## Collected material:
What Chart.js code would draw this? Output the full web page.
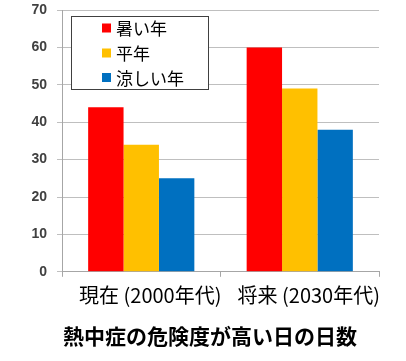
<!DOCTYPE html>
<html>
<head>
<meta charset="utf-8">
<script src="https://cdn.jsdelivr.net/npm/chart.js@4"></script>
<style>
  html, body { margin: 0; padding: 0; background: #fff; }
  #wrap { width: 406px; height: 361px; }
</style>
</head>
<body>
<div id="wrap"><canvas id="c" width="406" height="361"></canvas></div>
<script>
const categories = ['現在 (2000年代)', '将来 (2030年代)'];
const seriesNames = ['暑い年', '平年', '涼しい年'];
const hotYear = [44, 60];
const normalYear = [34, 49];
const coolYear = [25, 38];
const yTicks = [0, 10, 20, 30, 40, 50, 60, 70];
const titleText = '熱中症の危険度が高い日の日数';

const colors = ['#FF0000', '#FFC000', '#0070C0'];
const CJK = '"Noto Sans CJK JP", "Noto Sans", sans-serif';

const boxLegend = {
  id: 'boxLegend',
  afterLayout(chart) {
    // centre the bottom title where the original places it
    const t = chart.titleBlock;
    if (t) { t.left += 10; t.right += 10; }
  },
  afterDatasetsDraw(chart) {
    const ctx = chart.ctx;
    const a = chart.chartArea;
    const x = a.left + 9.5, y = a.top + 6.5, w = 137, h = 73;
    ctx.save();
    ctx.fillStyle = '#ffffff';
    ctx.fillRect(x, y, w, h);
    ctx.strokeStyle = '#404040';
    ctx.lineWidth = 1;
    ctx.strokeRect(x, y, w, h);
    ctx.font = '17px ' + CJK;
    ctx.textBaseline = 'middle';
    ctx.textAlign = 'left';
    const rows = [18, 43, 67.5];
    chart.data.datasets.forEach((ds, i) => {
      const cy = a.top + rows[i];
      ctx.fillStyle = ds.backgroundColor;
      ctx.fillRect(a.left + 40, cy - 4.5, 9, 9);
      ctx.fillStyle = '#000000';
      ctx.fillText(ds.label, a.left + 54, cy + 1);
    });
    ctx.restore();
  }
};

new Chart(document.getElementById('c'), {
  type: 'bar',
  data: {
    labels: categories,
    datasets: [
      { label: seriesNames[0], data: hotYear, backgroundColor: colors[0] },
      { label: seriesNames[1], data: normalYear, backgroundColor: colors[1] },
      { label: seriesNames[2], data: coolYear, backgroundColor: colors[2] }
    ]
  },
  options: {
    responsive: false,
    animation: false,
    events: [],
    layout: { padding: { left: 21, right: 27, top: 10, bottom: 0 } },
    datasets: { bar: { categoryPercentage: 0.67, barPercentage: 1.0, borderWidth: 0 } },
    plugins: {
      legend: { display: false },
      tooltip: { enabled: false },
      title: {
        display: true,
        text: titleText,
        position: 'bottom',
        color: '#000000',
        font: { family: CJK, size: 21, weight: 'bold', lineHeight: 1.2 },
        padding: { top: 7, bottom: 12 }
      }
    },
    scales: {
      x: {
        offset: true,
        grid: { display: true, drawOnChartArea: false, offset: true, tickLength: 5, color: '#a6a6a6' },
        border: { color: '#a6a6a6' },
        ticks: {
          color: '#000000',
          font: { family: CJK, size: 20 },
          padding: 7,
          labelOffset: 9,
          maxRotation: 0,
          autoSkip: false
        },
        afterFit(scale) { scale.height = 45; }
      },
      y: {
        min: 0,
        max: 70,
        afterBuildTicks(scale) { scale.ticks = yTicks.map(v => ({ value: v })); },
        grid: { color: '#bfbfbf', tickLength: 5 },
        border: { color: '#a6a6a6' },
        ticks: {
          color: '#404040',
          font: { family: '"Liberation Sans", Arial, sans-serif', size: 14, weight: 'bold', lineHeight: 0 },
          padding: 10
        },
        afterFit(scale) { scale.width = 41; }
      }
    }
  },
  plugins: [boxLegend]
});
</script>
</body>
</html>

## To be done:
Restate the entire listing word for word, excluding pictures.

## Result for this task:
What Chart.js code would draw this? Output the full web page.
<!DOCTYPE html>
<html>
<head>
<meta charset="utf-8">
<script src="https://cdn.jsdelivr.net/npm/chart.js@4"></script>
<style>
  html, body { margin: 0; padding: 0; background: #fff; }
  #wrap { width: 406px; height: 361px; }
</style>
</head>
<body>
<div id="wrap"><canvas id="c" width="406" height="361"></canvas></div>
<script>
const categories = ['現在 (2000年代)', '将来 (2030年代)'];
const seriesNames = ['暑い年', '平年', '涼しい年'];
const hotYear = [44, 60];
const normalYear = [34, 49];
const coolYear = [25, 38];
const yTicks = [0, 10, 20, 30, 40, 50, 60, 70];
const titleText = '熱中症の危険度が高い日の日数';

const colors = ['#FF0000', '#FFC000', '#0070C0'];
const CJK = '"Noto Sans CJK JP", "Noto Sans", sans-serif';

const boxLegend = {
  id: 'boxLegend',
  afterLayout(chart) {
    // centre the bottom title where the original places it
    const t = chart.titleBlock;
    if (t) { t.left += 10; t.right += 10; }
  },
  afterDatasetsDraw(chart) {
    const ctx = chart.ctx;
    const a = chart.chartArea;
    const x = a.left + 9.5, y = a.top + 6.5, w = 137, h = 73;
    ctx.save();
    ctx.fillStyle = '#ffffff';
    ctx.fillRect(x, y, w, h);
    ctx.strokeStyle = '#404040';
    ctx.lineWidth = 1;
    ctx.strokeRect(x, y, w, h);
    ctx.font = '17px ' + CJK;
    ctx.textBaseline = 'middle';
    ctx.textAlign = 'left';
    const rows = [18, 43, 67.5];
    chart.data.datasets.forEach((ds, i) => {
      const cy = a.top + rows[i];
      ctx.fillStyle = ds.backgroundColor;
      ctx.fillRect(a.left + 40, cy - 4.5, 9, 9);
      ctx.fillStyle = '#000000';
      ctx.fillText(ds.label, a.left + 54, cy + 1);
    });
    ctx.restore();
  }
};

new Chart(document.getElementById('c'), {
  type: 'bar',
  data: {
    labels: categories,
    datasets: [
      { label: seriesNames[0], data: hotYear, backgroundColor: colors[0] },
      { label: seriesNames[1], data: normalYear, backgroundColor: colors[1] },
      { label: seriesNames[2], data: coolYear, backgroundColor: colors[2] }
    ]
  },
  options: {
    responsive: false,
    animation: false,
    events: [],
    layout: { padding: { left: 21, right: 27, top: 10, bottom: 0 } },
    datasets: { bar: { categoryPercentage: 0.67, barPercentage: 1.0, borderWidth: 0 } },
    plugins: {
      legend: { display: false },
      tooltip: { enabled: false },
      title: {
        display: true,
        text: titleText,
        position: 'bottom',
        color: '#000000',
        font: { family: CJK, size: 21, weight: 'bold', lineHeight: 1.2 },
        padding: { top: 7, bottom: 12 }
      }
    },
    scales: {
      x: {
        offset: true,
        grid: { display: true, drawOnChartArea: false, offset: true, tickLength: 5, color: '#a6a6a6' },
        border: { color: '#a6a6a6' },
        ticks: {
          color: '#000000',
          font: { family: CJK, size: 20 },
          padding: 7,
          labelOffset: 9,
          maxRotation: 0,
          autoSkip: false
        },
        afterFit(scale) { scale.height = 45; }
      },
      y: {
        min: 0,
        max: 70,
        afterBuildTicks(scale) { scale.ticks = yTicks.map(v => ({ value: v })); },
        grid: { color: '#bfbfbf', tickLength: 5 },
        border: { color: '#a6a6a6' },
        ticks: {
          color: '#404040',
          font: { family: '"Liberation Sans", Arial, sans-serif', size: 14, weight: 'bold', lineHeight: 0 },
          padding: 10
        },
        afterFit(scale) { scale.width = 41; }
      }
    }
  },
  plugins: [boxLegend]
});
</script>
</body>
</html>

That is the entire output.